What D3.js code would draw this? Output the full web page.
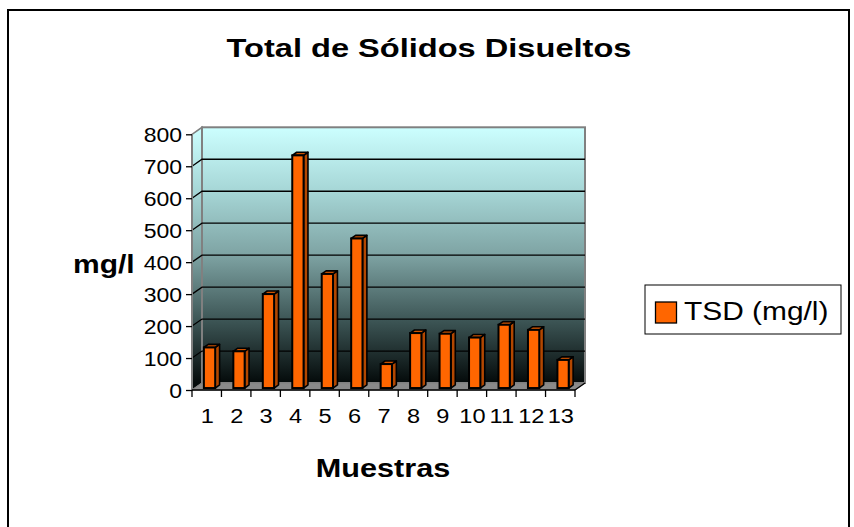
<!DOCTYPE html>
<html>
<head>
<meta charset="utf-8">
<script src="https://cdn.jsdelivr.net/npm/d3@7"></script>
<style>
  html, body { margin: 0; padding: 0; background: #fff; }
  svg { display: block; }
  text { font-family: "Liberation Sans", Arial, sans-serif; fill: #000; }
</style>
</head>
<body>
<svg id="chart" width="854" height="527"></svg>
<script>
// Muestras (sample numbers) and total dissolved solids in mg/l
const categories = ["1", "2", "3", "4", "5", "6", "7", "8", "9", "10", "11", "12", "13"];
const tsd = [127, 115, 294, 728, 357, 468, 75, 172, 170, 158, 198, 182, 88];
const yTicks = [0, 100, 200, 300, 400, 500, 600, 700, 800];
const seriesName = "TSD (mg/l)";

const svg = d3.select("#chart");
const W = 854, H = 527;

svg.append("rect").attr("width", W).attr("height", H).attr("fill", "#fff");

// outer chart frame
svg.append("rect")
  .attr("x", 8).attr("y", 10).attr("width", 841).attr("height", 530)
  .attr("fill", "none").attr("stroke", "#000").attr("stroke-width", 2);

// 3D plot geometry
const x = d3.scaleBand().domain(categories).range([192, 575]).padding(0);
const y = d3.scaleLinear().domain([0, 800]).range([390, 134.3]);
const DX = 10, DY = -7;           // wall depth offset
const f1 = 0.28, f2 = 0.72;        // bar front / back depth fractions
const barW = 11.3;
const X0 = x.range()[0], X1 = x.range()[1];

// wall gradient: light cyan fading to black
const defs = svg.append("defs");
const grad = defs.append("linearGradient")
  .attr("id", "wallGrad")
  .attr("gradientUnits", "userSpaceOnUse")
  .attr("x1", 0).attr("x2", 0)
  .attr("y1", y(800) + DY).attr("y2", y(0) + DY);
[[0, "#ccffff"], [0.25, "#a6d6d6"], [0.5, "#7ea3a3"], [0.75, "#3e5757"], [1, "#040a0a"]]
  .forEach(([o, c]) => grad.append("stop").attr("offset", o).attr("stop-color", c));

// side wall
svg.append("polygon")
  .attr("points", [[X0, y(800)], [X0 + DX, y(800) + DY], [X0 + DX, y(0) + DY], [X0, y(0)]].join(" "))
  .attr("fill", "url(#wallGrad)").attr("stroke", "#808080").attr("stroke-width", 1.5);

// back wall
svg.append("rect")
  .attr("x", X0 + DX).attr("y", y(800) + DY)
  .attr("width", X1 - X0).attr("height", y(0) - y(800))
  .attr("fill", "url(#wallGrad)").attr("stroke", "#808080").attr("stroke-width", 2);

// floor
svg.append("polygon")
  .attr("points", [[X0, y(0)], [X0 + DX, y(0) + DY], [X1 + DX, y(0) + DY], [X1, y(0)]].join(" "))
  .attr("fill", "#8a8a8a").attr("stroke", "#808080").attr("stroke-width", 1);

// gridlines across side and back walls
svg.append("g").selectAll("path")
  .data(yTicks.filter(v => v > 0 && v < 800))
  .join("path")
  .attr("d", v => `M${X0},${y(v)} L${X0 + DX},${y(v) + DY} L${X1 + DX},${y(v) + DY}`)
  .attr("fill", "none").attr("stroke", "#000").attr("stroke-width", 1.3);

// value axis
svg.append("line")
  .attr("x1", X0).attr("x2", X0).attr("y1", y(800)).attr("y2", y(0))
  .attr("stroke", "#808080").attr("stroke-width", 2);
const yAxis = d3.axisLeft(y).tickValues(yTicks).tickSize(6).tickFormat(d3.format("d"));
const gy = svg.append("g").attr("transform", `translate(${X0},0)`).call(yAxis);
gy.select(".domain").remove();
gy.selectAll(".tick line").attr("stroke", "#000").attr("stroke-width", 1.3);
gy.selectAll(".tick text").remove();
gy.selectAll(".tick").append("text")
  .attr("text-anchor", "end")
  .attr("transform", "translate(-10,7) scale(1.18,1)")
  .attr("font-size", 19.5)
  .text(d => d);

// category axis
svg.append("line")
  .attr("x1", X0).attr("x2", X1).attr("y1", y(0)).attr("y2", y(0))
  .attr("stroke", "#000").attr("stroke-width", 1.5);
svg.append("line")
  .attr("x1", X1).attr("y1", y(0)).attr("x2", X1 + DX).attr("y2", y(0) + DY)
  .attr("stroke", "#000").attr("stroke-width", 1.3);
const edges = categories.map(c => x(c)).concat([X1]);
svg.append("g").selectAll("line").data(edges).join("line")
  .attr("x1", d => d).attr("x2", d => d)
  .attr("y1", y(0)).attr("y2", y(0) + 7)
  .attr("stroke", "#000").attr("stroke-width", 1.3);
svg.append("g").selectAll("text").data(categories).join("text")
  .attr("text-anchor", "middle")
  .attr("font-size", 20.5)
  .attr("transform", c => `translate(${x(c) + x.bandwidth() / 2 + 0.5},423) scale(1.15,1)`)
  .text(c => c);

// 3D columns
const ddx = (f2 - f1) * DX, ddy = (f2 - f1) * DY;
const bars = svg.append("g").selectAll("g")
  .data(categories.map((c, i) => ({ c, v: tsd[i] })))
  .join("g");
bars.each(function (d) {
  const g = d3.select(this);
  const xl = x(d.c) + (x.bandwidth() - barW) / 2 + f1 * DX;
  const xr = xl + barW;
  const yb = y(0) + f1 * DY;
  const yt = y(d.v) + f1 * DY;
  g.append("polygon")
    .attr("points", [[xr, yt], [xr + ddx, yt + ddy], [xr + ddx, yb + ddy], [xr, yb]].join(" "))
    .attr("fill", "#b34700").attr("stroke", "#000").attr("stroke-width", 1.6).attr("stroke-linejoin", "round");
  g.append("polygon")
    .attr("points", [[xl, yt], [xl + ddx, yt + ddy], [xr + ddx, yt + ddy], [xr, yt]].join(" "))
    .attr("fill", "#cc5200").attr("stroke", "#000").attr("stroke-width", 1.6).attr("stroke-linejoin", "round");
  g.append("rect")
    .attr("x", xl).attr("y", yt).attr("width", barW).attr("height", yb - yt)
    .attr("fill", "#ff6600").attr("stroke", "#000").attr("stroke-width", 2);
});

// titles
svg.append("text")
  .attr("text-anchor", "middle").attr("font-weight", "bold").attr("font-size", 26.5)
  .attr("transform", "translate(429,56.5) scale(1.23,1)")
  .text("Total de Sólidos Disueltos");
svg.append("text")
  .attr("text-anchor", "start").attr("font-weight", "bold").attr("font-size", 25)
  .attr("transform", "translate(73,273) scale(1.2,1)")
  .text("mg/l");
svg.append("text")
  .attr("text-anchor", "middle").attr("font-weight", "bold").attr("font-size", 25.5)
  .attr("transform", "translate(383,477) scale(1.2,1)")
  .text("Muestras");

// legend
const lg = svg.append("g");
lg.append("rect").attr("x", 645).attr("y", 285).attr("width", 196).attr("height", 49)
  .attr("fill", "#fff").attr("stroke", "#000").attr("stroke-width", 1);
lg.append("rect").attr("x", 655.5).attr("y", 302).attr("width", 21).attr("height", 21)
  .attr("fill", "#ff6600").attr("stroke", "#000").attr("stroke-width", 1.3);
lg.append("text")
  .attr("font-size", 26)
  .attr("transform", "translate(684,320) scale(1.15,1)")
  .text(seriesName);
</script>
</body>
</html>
____
Output a faithful copy of the data, with each picture left out.

THE REPLY:
What D3.js code would draw this? Output the full web page.
<!DOCTYPE html>
<html>
<head>
<meta charset="utf-8">
<script src="https://cdn.jsdelivr.net/npm/d3@7"></script>
<style>
  html, body { margin: 0; padding: 0; background: #fff; }
  svg { display: block; }
  text { font-family: "Liberation Sans", Arial, sans-serif; fill: #000; }
</style>
</head>
<body>
<svg id="chart" width="854" height="527"></svg>
<script>
// Muestras (sample numbers) and total dissolved solids in mg/l
const categories = ["1", "2", "3", "4", "5", "6", "7", "8", "9", "10", "11", "12", "13"];
const tsd = [127, 115, 294, 728, 357, 468, 75, 172, 170, 158, 198, 182, 88];
const yTicks = [0, 100, 200, 300, 400, 500, 600, 700, 800];
const seriesName = "TSD (mg/l)";

const svg = d3.select("#chart");
const W = 854, H = 527;

svg.append("rect").attr("width", W).attr("height", H).attr("fill", "#fff");

// outer chart frame
svg.append("rect")
  .attr("x", 8).attr("y", 10).attr("width", 841).attr("height", 530)
  .attr("fill", "none").attr("stroke", "#000").attr("stroke-width", 2);

// 3D plot geometry
const x = d3.scaleBand().domain(categories).range([192, 575]).padding(0);
const y = d3.scaleLinear().domain([0, 800]).range([390, 134.3]);
const DX = 10, DY = -7;           // wall depth offset
const f1 = 0.28, f2 = 0.72;        // bar front / back depth fractions
const barW = 11.3;
const X0 = x.range()[0], X1 = x.range()[1];

// wall gradient: light cyan fading to black
const defs = svg.append("defs");
const grad = defs.append("linearGradient")
  .attr("id", "wallGrad")
  .attr("gradientUnits", "userSpaceOnUse")
  .attr("x1", 0).attr("x2", 0)
  .attr("y1", y(800) + DY).attr("y2", y(0) + DY);
[[0, "#ccffff"], [0.25, "#a6d6d6"], [0.5, "#7ea3a3"], [0.75, "#3e5757"], [1, "#040a0a"]]
  .forEach(([o, c]) => grad.append("stop").attr("offset", o).attr("stop-color", c));

// side wall
svg.append("polygon")
  .attr("points", [[X0, y(800)], [X0 + DX, y(800) + DY], [X0 + DX, y(0) + DY], [X0, y(0)]].join(" "))
  .attr("fill", "url(#wallGrad)").attr("stroke", "#808080").attr("stroke-width", 1.5);

// back wall
svg.append("rect")
  .attr("x", X0 + DX).attr("y", y(800) + DY)
  .attr("width", X1 - X0).attr("height", y(0) - y(800))
  .attr("fill", "url(#wallGrad)").attr("stroke", "#808080").attr("stroke-width", 2);

// floor
svg.append("polygon")
  .attr("points", [[X0, y(0)], [X0 + DX, y(0) + DY], [X1 + DX, y(0) + DY], [X1, y(0)]].join(" "))
  .attr("fill", "#8a8a8a").attr("stroke", "#808080").attr("stroke-width", 1);

// gridlines across side and back walls
svg.append("g").selectAll("path")
  .data(yTicks.filter(v => v > 0 && v < 800))
  .join("path")
  .attr("d", v => `M${X0},${y(v)} L${X0 + DX},${y(v) + DY} L${X1 + DX},${y(v) + DY}`)
  .attr("fill", "none").attr("stroke", "#000").attr("stroke-width", 1.3);

// value axis
svg.append("line")
  .attr("x1", X0).attr("x2", X0).attr("y1", y(800)).attr("y2", y(0))
  .attr("stroke", "#808080").attr("stroke-width", 2);
const yAxis = d3.axisLeft(y).tickValues(yTicks).tickSize(6).tickFormat(d3.format("d"));
const gy = svg.append("g").attr("transform", `translate(${X0},0)`).call(yAxis);
gy.select(".domain").remove();
gy.selectAll(".tick line").attr("stroke", "#000").attr("stroke-width", 1.3);
gy.selectAll(".tick text").remove();
gy.selectAll(".tick").append("text")
  .attr("text-anchor", "end")
  .attr("transform", "translate(-10,7) scale(1.18,1)")
  .attr("font-size", 19.5)
  .text(d => d);

// category axis
svg.append("line")
  .attr("x1", X0).attr("x2", X1).attr("y1", y(0)).attr("y2", y(0))
  .attr("stroke", "#000").attr("stroke-width", 1.5);
svg.append("line")
  .attr("x1", X1).attr("y1", y(0)).attr("x2", X1 + DX).attr("y2", y(0) + DY)
  .attr("stroke", "#000").attr("stroke-width", 1.3);
const edges = categories.map(c => x(c)).concat([X1]);
svg.append("g").selectAll("line").data(edges).join("line")
  .attr("x1", d => d).attr("x2", d => d)
  .attr("y1", y(0)).attr("y2", y(0) + 7)
  .attr("stroke", "#000").attr("stroke-width", 1.3);
svg.append("g").selectAll("text").data(categories).join("text")
  .attr("text-anchor", "middle")
  .attr("font-size", 20.5)
  .attr("transform", c => `translate(${x(c) + x.bandwidth() / 2 + 0.5},423) scale(1.15,1)`)
  .text(c => c);

// 3D columns
const ddx = (f2 - f1) * DX, ddy = (f2 - f1) * DY;
const bars = svg.append("g").selectAll("g")
  .data(categories.map((c, i) => ({ c, v: tsd[i] })))
  .join("g");
bars.each(function (d) {
  const g = d3.select(this);
  const xl = x(d.c) + (x.bandwidth() - barW) / 2 + f1 * DX;
  const xr = xl + barW;
  const yb = y(0) + f1 * DY;
  const yt = y(d.v) + f1 * DY;
  g.append("polygon")
    .attr("points", [[xr, yt], [xr + ddx, yt + ddy], [xr + ddx, yb + ddy], [xr, yb]].join(" "))
    .attr("fill", "#b34700").attr("stroke", "#000").attr("stroke-width", 1.6).attr("stroke-linejoin", "round");
  g.append("polygon")
    .attr("points", [[xl, yt], [xl + ddx, yt + ddy], [xr + ddx, yt + ddy], [xr, yt]].join(" "))
    .attr("fill", "#cc5200").attr("stroke", "#000").attr("stroke-width", 1.6).attr("stroke-linejoin", "round");
  g.append("rect")
    .attr("x", xl).attr("y", yt).attr("width", barW).attr("height", yb - yt)
    .attr("fill", "#ff6600").attr("stroke", "#000").attr("stroke-width", 2);
});

// titles
svg.append("text")
  .attr("text-anchor", "middle").attr("font-weight", "bold").attr("font-size", 26.5)
  .attr("transform", "translate(429,56.5) scale(1.23,1)")
  .text("Total de Sólidos Disueltos");
svg.append("text")
  .attr("text-anchor", "start").attr("font-weight", "bold").attr("font-size", 25)
  .attr("transform", "translate(73,273) scale(1.2,1)")
  .text("mg/l");
svg.append("text")
  .attr("text-anchor", "middle").attr("font-weight", "bold").attr("font-size", 25.5)
  .attr("transform", "translate(383,477) scale(1.2,1)")
  .text("Muestras");

// legend
const lg = svg.append("g");
lg.append("rect").attr("x", 645).attr("y", 285).attr("width", 196).attr("height", 49)
  .attr("fill", "#fff").attr("stroke", "#000").attr("stroke-width", 1);
lg.append("rect").attr("x", 655.5).attr("y", 302).attr("width", 21).attr("height", 21)
  .attr("fill", "#ff6600").attr("stroke", "#000").attr("stroke-width", 1.3);
lg.append("text")
  .attr("font-size", 26)
  .attr("transform", "translate(684,320) scale(1.15,1)")
  .text(seriesName);
</script>
</body>
</html>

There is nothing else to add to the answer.